Kim bu şehirde bir taş üstüne taş koymuşsa, bizden önceki belediye başkanları ve bizden sonraki yani valiliğin yönetimi döneminde de asla rövanşist yaklaşım içerisinde olmayacağız. Kim güzel bir şey yapmışsa bu şehre bir araç getirmişse, bir yol yapmışsa, biz gayet tabii buna teşekkürle ve takdirle yaklaşacağız. Bugüne kadar şehre hizmet eden bütün belediye başkanlarının da katkısını ve desteğini almaya çalışacağız. Bugün yarışacağız, belki seçimde rekabet edeceğimiz diğer partilerin ya da bağımsız belediye başkan adaylarının da seçimden sonra birlikte şehre hizmet etmek üzere desteklerini ve katkılarını isteyeceğiz.
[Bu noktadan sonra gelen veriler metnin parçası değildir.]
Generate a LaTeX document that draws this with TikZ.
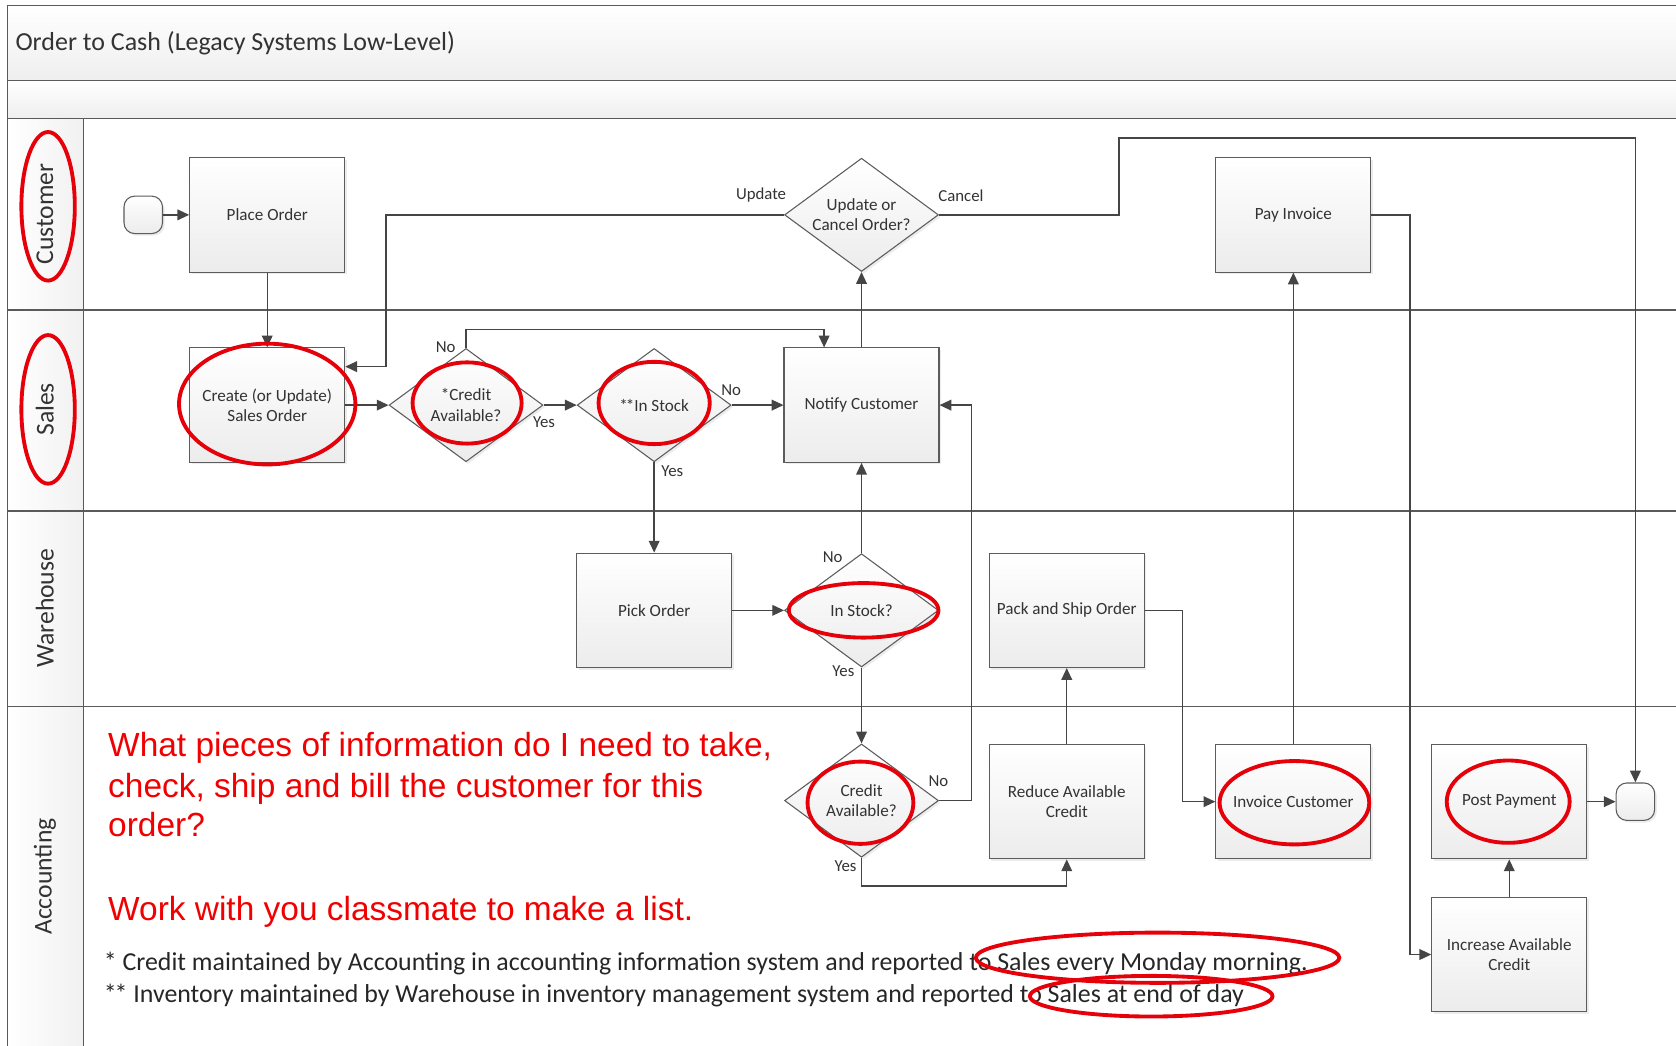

GÜNEŞ ENERJİSİ PROJESİNİ KARS’TA HAYATA GEÇİRECEĞİZ

Türkiye genelinde güneş kentler projesini ana proje olarak sunuyoruz. Kars, güneşle en erken tanışan Anadolu şehirlerinden birisidir. Hatta belki birincisi bazı ilçeleri itibariyle güneşi ilk gören, güneşle ilk buluşan, her gün güneşle hayata yeniden başlayan bu şehrin güneşten çok daha büyük istifade etmesi gerekiyor. Soğuk bir şehirdeyiz ama buna rağmen güneşi görme açısı itibariyle de aslında güneşten en çok faydalanma imkanı olan şehirlerden birisiyiz. Biz bununla ilgili yani belediye başkanıyken de bir takım projeler için kaynak bulmak üzere görüşmeler yapmıştık. Kars’ın buna çok uygun şehirlerden birisi olduğunu söylemişlerdi. Şimdi değerli arkadaşlar daha güçlü biçimde özellikle Orta Doğu teknik Üniversitesinde o güneş kentlerle ilgili çalışmalar yapmış 17 akademisyen var. Ortadoğu Teknik Üniversitesi Doçent Hocamız Çetin Göksu başkanlığında bizim için bir özel proje hazırladılar. Bu güneş kentler projesinin uygulandığı ilk şehirden birisi Kars olsun istiyoruz. O 17 akademisyenin hazırladıkları proje; yani güneşle ısınma, güneşle sera, güneş müzeleri, güneş kültürünün hayatta daha egemen hale gelmesi gibi. Bütün başlıklarıyla ve ayrıntılarıyla önümüzdeki haftalarda zaten paylaşacağız. Güneşle erken buluşan bir şey güneşten daha fazla istifade ederek, yakıt masraflarını en aza indirilmesi konusunda belirleyelim. yerel yönetimlerin öncülük etmesi diğer kurumlarla birlikte uluslararası destek de alarak ve ekolojik açısından özellikle atık üretimini azaltmak açısından en önemlidir. Tabii şehrin ekonomisini canlandırmak için şehre büyük bir imkan büyük bir kaynak oluşturacağını düşünüyoruz.”